§ Written instruction: Locate each line with the string "matplotlib" in the listing below and copy it.

§ Information supplied:
•••••

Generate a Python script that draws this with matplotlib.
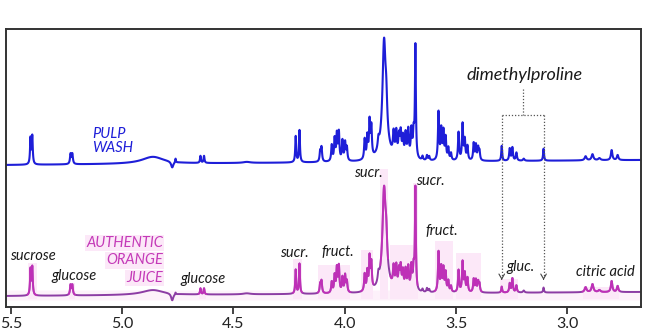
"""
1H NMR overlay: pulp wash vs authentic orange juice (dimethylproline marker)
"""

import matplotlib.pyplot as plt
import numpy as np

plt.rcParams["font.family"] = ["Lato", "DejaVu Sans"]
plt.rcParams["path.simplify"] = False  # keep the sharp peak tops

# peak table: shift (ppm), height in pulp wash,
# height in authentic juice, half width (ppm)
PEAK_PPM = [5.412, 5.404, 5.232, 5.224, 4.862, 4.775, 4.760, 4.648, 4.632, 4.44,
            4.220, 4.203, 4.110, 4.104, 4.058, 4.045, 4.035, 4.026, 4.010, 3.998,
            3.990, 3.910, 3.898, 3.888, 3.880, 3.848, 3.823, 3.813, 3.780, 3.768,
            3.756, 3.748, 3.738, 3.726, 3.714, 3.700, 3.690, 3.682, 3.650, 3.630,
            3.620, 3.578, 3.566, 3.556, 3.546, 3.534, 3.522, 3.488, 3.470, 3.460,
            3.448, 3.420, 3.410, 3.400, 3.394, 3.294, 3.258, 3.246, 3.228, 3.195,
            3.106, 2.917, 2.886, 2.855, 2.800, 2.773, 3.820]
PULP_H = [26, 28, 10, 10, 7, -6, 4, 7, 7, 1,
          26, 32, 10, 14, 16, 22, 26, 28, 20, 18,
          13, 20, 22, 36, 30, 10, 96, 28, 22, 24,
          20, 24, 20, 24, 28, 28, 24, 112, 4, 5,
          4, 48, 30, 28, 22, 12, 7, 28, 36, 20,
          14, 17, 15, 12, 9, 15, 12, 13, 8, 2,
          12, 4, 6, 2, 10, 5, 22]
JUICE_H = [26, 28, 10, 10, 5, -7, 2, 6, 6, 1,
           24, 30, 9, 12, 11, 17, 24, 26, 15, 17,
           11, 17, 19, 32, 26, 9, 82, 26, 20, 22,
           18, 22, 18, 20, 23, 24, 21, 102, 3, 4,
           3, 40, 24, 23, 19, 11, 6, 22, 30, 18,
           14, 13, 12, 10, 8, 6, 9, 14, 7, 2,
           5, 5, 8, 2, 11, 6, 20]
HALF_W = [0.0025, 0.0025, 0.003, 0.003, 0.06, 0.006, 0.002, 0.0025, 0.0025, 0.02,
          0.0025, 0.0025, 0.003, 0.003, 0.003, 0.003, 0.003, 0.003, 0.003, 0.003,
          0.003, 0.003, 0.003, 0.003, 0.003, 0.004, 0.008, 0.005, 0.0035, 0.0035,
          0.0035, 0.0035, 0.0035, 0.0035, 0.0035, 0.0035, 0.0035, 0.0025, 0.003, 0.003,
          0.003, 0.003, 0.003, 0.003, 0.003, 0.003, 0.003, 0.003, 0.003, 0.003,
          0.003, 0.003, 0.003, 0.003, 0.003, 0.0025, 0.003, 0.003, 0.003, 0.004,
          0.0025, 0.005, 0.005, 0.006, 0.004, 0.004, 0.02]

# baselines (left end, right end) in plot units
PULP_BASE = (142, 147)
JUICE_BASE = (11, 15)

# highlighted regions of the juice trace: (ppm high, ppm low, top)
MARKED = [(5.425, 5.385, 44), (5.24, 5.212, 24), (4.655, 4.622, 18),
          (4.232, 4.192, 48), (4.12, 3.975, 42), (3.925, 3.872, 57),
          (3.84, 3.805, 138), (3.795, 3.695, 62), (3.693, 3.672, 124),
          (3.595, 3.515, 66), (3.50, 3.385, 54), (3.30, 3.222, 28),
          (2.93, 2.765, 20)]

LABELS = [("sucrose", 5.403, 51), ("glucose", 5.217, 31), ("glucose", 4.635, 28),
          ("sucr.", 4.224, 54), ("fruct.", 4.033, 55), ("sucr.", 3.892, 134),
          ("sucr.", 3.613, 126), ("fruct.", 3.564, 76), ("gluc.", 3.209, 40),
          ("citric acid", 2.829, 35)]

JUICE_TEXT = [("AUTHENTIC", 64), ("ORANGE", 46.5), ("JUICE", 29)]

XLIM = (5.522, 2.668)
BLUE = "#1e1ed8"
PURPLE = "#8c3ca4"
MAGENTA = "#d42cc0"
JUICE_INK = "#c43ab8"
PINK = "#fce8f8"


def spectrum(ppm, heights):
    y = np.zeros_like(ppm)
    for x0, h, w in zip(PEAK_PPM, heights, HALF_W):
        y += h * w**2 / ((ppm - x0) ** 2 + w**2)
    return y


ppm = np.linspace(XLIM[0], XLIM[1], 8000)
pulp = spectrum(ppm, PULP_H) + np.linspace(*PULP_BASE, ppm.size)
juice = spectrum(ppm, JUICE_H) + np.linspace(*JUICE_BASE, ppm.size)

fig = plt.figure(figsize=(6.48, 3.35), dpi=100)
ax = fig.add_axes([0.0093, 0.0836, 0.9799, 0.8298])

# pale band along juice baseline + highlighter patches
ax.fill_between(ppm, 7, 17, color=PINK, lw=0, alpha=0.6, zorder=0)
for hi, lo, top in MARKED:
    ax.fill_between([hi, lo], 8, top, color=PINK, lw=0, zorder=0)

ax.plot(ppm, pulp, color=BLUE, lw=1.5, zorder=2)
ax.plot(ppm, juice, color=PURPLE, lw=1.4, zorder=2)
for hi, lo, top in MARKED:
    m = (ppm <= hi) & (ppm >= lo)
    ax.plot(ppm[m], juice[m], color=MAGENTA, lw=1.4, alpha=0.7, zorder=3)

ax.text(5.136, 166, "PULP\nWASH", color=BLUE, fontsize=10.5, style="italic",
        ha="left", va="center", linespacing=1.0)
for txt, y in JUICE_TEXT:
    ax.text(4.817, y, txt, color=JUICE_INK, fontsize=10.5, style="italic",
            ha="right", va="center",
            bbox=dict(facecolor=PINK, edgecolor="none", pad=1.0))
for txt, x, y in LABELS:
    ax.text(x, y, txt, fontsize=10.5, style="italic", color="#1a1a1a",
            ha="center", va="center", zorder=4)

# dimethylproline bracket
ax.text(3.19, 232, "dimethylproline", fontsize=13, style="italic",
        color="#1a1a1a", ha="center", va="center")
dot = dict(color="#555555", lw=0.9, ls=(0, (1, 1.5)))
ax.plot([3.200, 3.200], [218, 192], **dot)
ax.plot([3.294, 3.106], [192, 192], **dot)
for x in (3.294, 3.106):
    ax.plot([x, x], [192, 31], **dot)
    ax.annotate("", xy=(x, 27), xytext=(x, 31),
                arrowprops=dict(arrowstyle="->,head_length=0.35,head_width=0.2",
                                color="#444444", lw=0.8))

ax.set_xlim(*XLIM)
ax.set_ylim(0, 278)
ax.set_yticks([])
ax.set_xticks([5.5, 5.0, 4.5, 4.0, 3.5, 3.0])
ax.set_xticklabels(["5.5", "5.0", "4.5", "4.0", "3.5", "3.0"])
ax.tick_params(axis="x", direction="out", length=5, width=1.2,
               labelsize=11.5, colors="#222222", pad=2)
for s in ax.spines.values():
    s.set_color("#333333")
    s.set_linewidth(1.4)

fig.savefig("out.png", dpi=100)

•••••

§ Answer:
Generate a Python script that draws this with matplotlib.
import matplotlib.pyplot as plt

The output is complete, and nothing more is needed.